The short-term chances of him being able to pass such a law are slim to non-existent, since Republicans who control the House of Representatives (and, despite being in the minority, have powers of veto in the Senate) are strongly opposed to any move that will grant what they say amounts to an amnesty to people who have committed a crime.
But Tuesday afternoon's speech was as much about electoral manoeuvring as it was about actual legislative change. In 2008, Obama won the election with the support of roughly two-thirds of Latino voters, but polls say that his support in the community has since slipped to around 54 per cent.

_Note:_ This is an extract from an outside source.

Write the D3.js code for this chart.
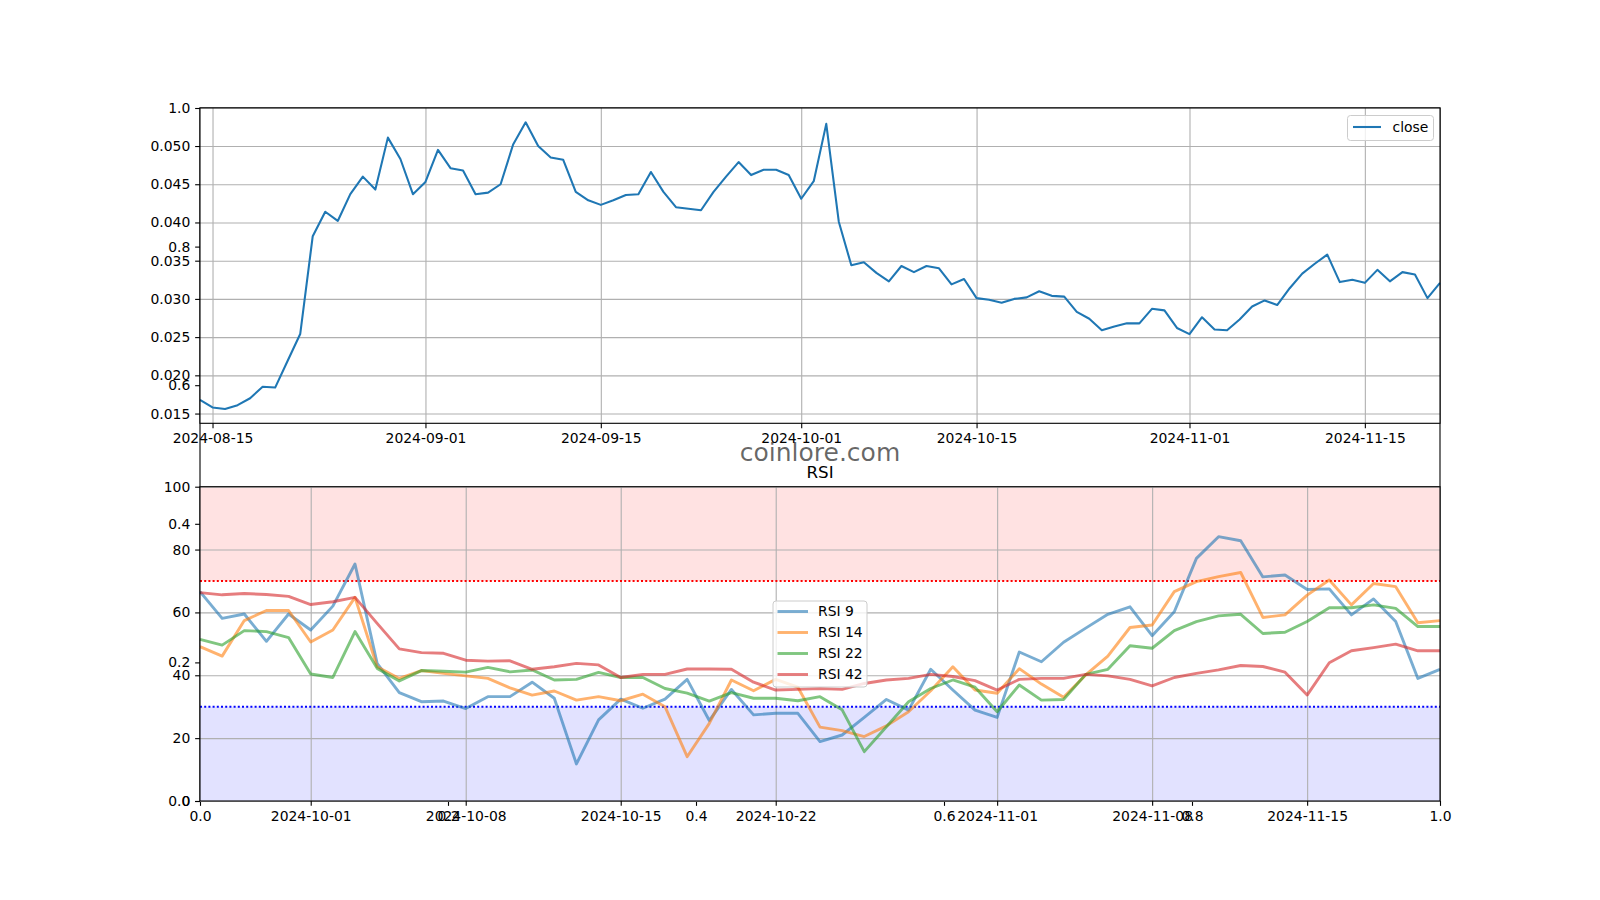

With their estimated population at 45 million, and growing fast, the President is anxious to sell his party as the natural home of Hispanic voters in the run-up to next November's poll.
At the same time as courting the minority vote, the President must be careful not to alienate white, working-class "blue-dog" Democrats in mid-western swing states such as Indiana and Ohio, which have relatively small Latino communities. With this in mind, he stressed that while seeking reform, his administration has been doggedly enforcing existing laws. In his first two years, Mr Obama deported 783,000 undocumented workers, an increase of 19 per cent on the Bush era. The number of border patrol officers has meanwhile doubled since 2004, while a large fence now provides a physical barrier to migrants.
To applause and laughter from a mostly supportive crowd, the President argued that opponents of immigration reform have ignored the improving situation. "Now they're going to say that we need to quadruple the border patrol," he said. "Or they'll want a higher fence. Maybe they'll say we need a moat. Maybe they'll want alligators in the moat. They'll never be satisfied! And I understand that. That's politics."